The Bane of Every Teacher’s Existence

Students act out. The question is why?

  • It’s personal. They don’t like you. Never have, never will.
  • It’s karmic payback for the way you treated your teachers.
  • It’s a religious conspiracy. God placed them in your classroom to make your life as miserable as possible.
  • It’s in their nature, they can’t help it, their brains aren’t fully developed.
  • They are compensating for too little attention elsewhere.
  • They’re so hungry, they’re distracted.
  • They’re distracted and upset about other outside-of-school life challenges.
  • They don’t understand what you’re asking them to do.
  • They understand what you’re asking, but don’t have the necessary background skills and/or knowledge to successfully complete it.

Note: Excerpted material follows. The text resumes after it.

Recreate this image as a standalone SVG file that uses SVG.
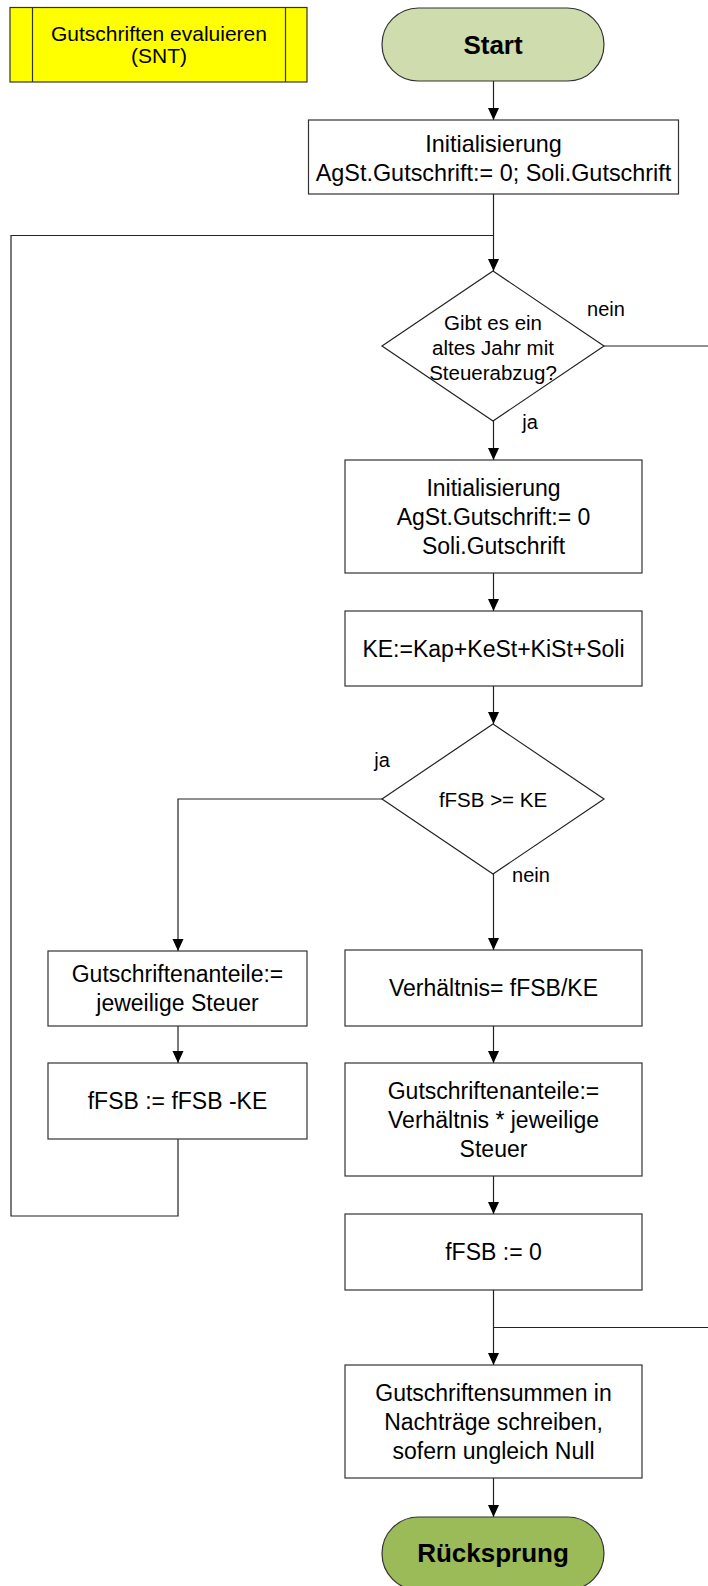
<svg xmlns="http://www.w3.org/2000/svg" width="708" height="1586" viewBox="0 0 708 1586">
  <defs>
    <marker id="arrow" viewBox="0 0 12 12" refX="12" refY="6" markerWidth="12" markerHeight="12" markerUnits="userSpaceOnUse" orient="auto">
      <path d="M0,0.5 L12,6 L0,11.5 Z" fill="#000"/>
    </marker>
    <style>
      text { font-family: "Liberation Sans", Arial, sans-serif; fill: #000; text-anchor: middle; dominant-baseline: central; }
      .box { fill: #fff; stroke: #333; stroke-width: 1.2; }
      .t { font-size: 23px; }
      .d { font-size: 20.5px; }
      .lbl { font-size: 20px; }
      .term { font-size: 26px; font-weight: bold; }
      .conn { fill: none; stroke: #222; stroke-width: 1.2; }
      .arr { marker-end: url(#arrow); }
    </style>
  </defs>
  <rect width="708" height="1586" fill="#fff"/>

  <!-- connectors -->
  <g id="connectors">
    <line class="conn arr" x1="493.5" y1="81" x2="493.5" y2="120"/>
    <line class="conn arr" x1="493.5" y1="194" x2="493.5" y2="271"/>
    <line class="conn arr" x1="493.5" y1="421" x2="493.5" y2="460"/>
    <line class="conn arr" x1="493.5" y1="573" x2="493.5" y2="611"/>
    <line class="conn arr" x1="493.5" y1="686" x2="493.5" y2="724"/>
    <line class="conn arr" x1="493.5" y1="874" x2="493.5" y2="950"/>
    <line class="conn arr" x1="493.5" y1="1026" x2="493.5" y2="1063"/>
    <line class="conn arr" x1="493.5" y1="1176" x2="493.5" y2="1214"/>
    <line class="conn arr" x1="493.5" y1="1290" x2="493.5" y2="1365"/>
    <line class="conn arr" x1="493.5" y1="1478" x2="493.5" y2="1517"/>
    <!-- ja branch of fFSB >= KE -->
    <polyline class="conn arr" points="382,799 178,799 178,951"/>
    <line class="conn arr" x1="178" y1="1026" x2="178" y2="1063"/>
    <!-- loop back to the year check -->
    <polyline class="conn" points="178,1139 178,1216 11,1216 11,235.5 493.5,235.5"/>
    <!-- nein branch of the year check -->
    <polyline class="conn" points="604,346 712,346 712,1327.5 493.5,1327.5"/>
    <!-- branch labels -->
    <text class="lbl" x="606" y="309">nein</text>
    <text class="lbl" x="530" y="422">ja</text>
    <text class="lbl" x="382" y="760">ja</text>
    <text class="lbl" x="531" y="875">nein</text>
  </g>

  <!-- title -->
  <g id="title">
    <rect x="10" y="7.5" width="297" height="74.5" fill="#ffff00" stroke="#333" stroke-width="1.2"/>
    <line x1="32.5" y1="7.5" x2="32.5" y2="82" stroke="#333" stroke-width="1.2"/>
    <line x1="285.5" y1="7.5" x2="285.5" y2="82" stroke="#333" stroke-width="1.2"/>
    <text style="font-size:21px" x="159" y="33">Gutschriften evaluieren</text>
    <text style="font-size:21px" x="159" y="55">(SNT)</text>
  </g>

  <g id="start">
    <rect x="382" y="8" width="222" height="73" rx="36.5" ry="36.5" fill="#cfdcae" stroke="#333" stroke-width="1.2"/>
    <text class="term" x="493" y="44.5">Start</text>
  </g>

  <g id="init1">
    <rect class="box" x="308.5" y="120" width="370" height="74"/>
    <text class="t" x="493.5" y="144" style="font-size:23.4px">Initialisierung</text>
    <text class="t" x="493.5" y="173" style="font-size:23.4px">AgSt.Gutschrift:= 0; Soli.Gutschrift</text>
  </g>

  <g id="year-check">
    <polygon points="493,271 604,346 493,421 382,346" fill="#fff" stroke="#222" stroke-width="1.2"/>
    <text class="d" x="493" y="322">Gibt es ein</text>
    <text class="d" x="493" y="347">altes Jahr mit</text>
    <text class="d" x="493" y="372">Steuerabzug?</text>
  </g>

  <g id="init2">
    <rect class="box" x="345" y="460" width="297" height="113"/>
    <text class="t" x="493.5" y="488">Initialisierung</text>
    <text class="t" x="493.5" y="517">AgSt.Gutschrift:= 0</text>
    <text class="t" x="493.5" y="546">Soli.Gutschrift</text>
  </g>

  <g id="ke">
    <rect class="box" x="345" y="611" width="297" height="75"/>
    <text class="t" x="493.5" y="648.5">KE:=Kap+KeSt+KiSt+Soli</text>
  </g>

  <g id="fsb-check">
    <polygon points="493,724 604,799 493,874 382,799" fill="#fff" stroke="#222" stroke-width="1.2"/>
    <text class="d" x="493" y="799">fFSB &gt;= KE</text>
  </g>

  <g id="anteile-voll">
    <rect class="box" x="48" y="951" width="259" height="75"/>
    <text class="t" x="177.5" y="974">Gutschriftenanteile:=</text>
    <text class="t" x="177.5" y="1003">jeweilige Steuer</text>
  </g>

  <g id="fsb-minus">
    <rect class="box" x="48" y="1063" width="259" height="76"/>
    <text class="t" x="177.5" y="1101">fFSB := fFSB -KE</text>
  </g>

  <g id="verhaeltnis">
    <rect class="box" x="345" y="950" width="297" height="76"/>
    <text class="t" x="493.5" y="988">Verhältnis= fFSB/KE</text>
  </g>

  <g id="anteile-teil">
    <rect class="box" x="345" y="1063" width="297" height="113"/>
    <text class="t" x="493.5" y="1091">Gutschriftenanteile:=</text>
    <text class="t" x="493.5" y="1120">Verhältnis * jeweilige</text>
    <text class="t" x="493.5" y="1149">Steuer</text>
  </g>

  <g id="fsb-null">
    <rect class="box" x="345" y="1214" width="297" height="76"/>
    <text class="t" x="493.5" y="1252">fFSB := 0</text>
  </g>

  <g id="nachtraege">
    <rect class="box" x="345" y="1365" width="297" height="113"/>
    <text class="t" x="493.5" y="1393">Gutschriftensummen in</text>
    <text class="t" x="493.5" y="1422">Nachträge schreiben,</text>
    <text class="t" x="493.5" y="1451">sofern ungleich Null</text>
  </g>

  <g id="ruecksprung">
    <rect x="382" y="1517" width="222" height="73" rx="36.5" ry="36.5" fill="#9bbb59" stroke="#333" stroke-width="1.2"/>
    <text class="term" x="493" y="1553">Rücksprung</text>
  </g>
</svg>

Most of the time, it’s the last two. How frustrating would it be if you felt yourself falling behind your peers?

 

Who Will Hold Weinstein’s Lawyers To Account?

Harvey Weinstein tried to rape Rowena Chiu, a Miramax assistant, twenty one years ago after evaluating scripts with her in a Venice hotel. Chiu, who has a degree from Oxford in English Literature can write, so she tells a lucid and harrowing story that details how Weinstein, and others like him if we extrapolate, wreak havoc on their victims’ lives.

Props to you for getting this far in the post.

But will you take the 7-8 minutes required to read her story or is it too unpleasant a topic for a fall weekend? Are you giving in to a MeToo malaise? I hope not, women who have suffered sexual abuse deserve much better. And given the intense silencing of victims that Chiu details, we’re really just getting started understanding the breadth and depth of the problem.

Chiu reflects:

“I’ve had many years to ruminate on how I fell into Harvey’s trap, and the best way to understand it is through the four power dynamics of gender, race, seniority and wealth.”

Power over. Power over. Power over. Power over.

I shudder to think Weinstein may leverage his immense wealth to avoid spending the rest of his life in prison. In the U.S. we talk sporadically about growing inequality, but not nearly enough about how that growing inequality creates two distinct judicial systems.

Granted, our legal system depends upon everyone receiving a robust defense when charged with a crime, but what about before then, how is it okay for lawyers to enable monsters to continue committing crimes indiscriminately by strong arming victims into non-disclosure agreements? Why can’t we go after those attorneys and get them disbarred for moral turpitude? It’s not enough to ask “How do they sleep at night?”